Seit dem Nahost-Gipfel in der jordanischen Stadt Akaba am 4. Juni, bei dem die Roadmap auf den Weg gebracht worden war, kamen mehr als 60 Menschen bei palästinensischen Anschlägen und israelischen Raketenangriffen ums Leben. Das Nahost-Quartett will nach US-Angaben in der kommenden Woche in Jordanien zusammenkommen. Israel bekräftigte am Freitag seinen verschärften Kurs gegen palästinensische Extremisten. Auch Hamas-Funktionäre, die in den 32 Monaten der zweiten Intifada nicht für „gezielte Tötungen“ vorgesehen gewesen wären, seien nun „legitime Ziele“, hieß es am Freitag in israelischen Regierungskreisen. Auch der an den Rollstuhl gefesselte Hamas-Gründer Scheich Ahmed Yassin wurde als mögliches Ziel genannt. Am Dienstag schlug ein israelischer Tötungsversuch gegen Hamas-Sprecher Abdelaziz Rantisi in Gaza fehl, der international auf scharfe Kritik stieß. Selbstmordanschläge und weitere israelische Raketenangriffe folgten ebenso wie Kampfansagen auf beiden Seiten.

Unter Berufung auf hochrangige Militärs berichtete der israelische Rundfunk am Freitag, der „Krieg gegen Hamas“ werde jetzt „ohne Zugeständis und ohne Einschränkung“ geführt. Verteidigungsminister Shaul Mofaz hatte die Streitkräfte angewiesen, „mit allen Mitteln“ gegen die Terrororganisationen vorzugehen. Armee und Sicherheitsdienste hätten einen entsprechenden Angriffsplan gegen Hamas bereits vor mehreren Monaten ausgearbeitet, meldete der Sender. Wegen der Roadmap-Diskussionen sei der Plan jedoch zunächst nicht ausgeführt worden. Vize-Verteidigungsminister Zeev Boim sagte im Armeerundfunk, es sei „nicht möglich, zwischen politischen und militärischen Führern von Hamas zu unterscheiden“. Sie seien „alle in den Terrorismus verwickelt“.

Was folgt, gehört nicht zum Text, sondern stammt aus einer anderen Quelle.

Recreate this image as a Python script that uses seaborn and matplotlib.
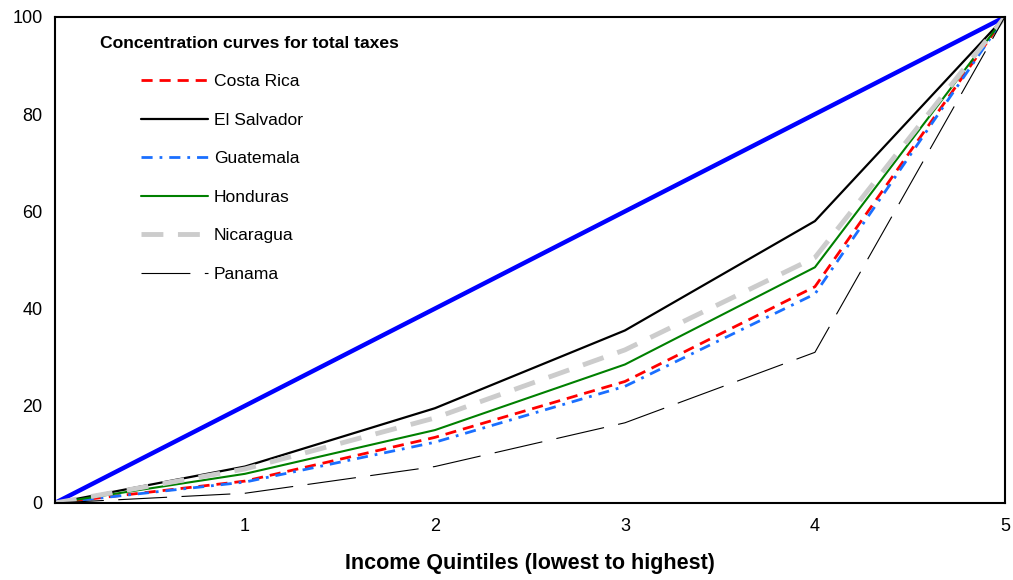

Israelische Besatzungssoldaten haben am Freitagmorgen das Haus der Familie des Selbstmordattentäters zerstört, der sich am Mittwoch in Jerusalem in die Luft gesprengt und dabei 17 Menschen mit in den Tod gerissen hatte. Der Selbstmordattentäter gehörte der Hamas an und kam aus der Stadt Hebron im Westjordanland, meldete der israelische Rundfunk. Die Armee zerstörte zudem das Haus der Familie eines Mitglieds der radikalen Al-Aksa-Märtyrerbrigaden im Südwesten von Hebron. Mit der Zustimmung zum Friedens-Fahrplan hatte sich Israel auf dem Gipfel von Akaba verpflichtet, auf völkerrechtswidrige Kollektivstrafen in den besetzten Gebieten zu verzichten. Dazu gehören auch Häuserdemolierungen.

Hamas-Sprecher Ismail Abu Shanab sagte, die jüngsten Erklärungen der US-Führung dienten lediglich dem Zweck, „neuerliche zionistische Angriffe zu fördern und Öl ins Feuer zu gießen“. Das Weiße Haus hatte Hamas am Donnerstag für den jüngsten Ausbruch der Gewalt verantwortlich gemacht. US-Präsidentensprecher Ari Fleischer sagte:
„Die Terroristen sind die Hamas“ und fügte hinzu: „Sie sind laut dem Urteil des Präsidenten die Feinde des Friedens.“ Die Hamas hat am Donnerstag alle Ausländer zum sofortigen Verlassen Israels aufgefordert. „Wir rufen alle ausländischen Bürger auf, sofort das zionistische Gebilde (Israel) zu verlassen, um ihr Leben zu retten“, hieß es in dem Aufruf.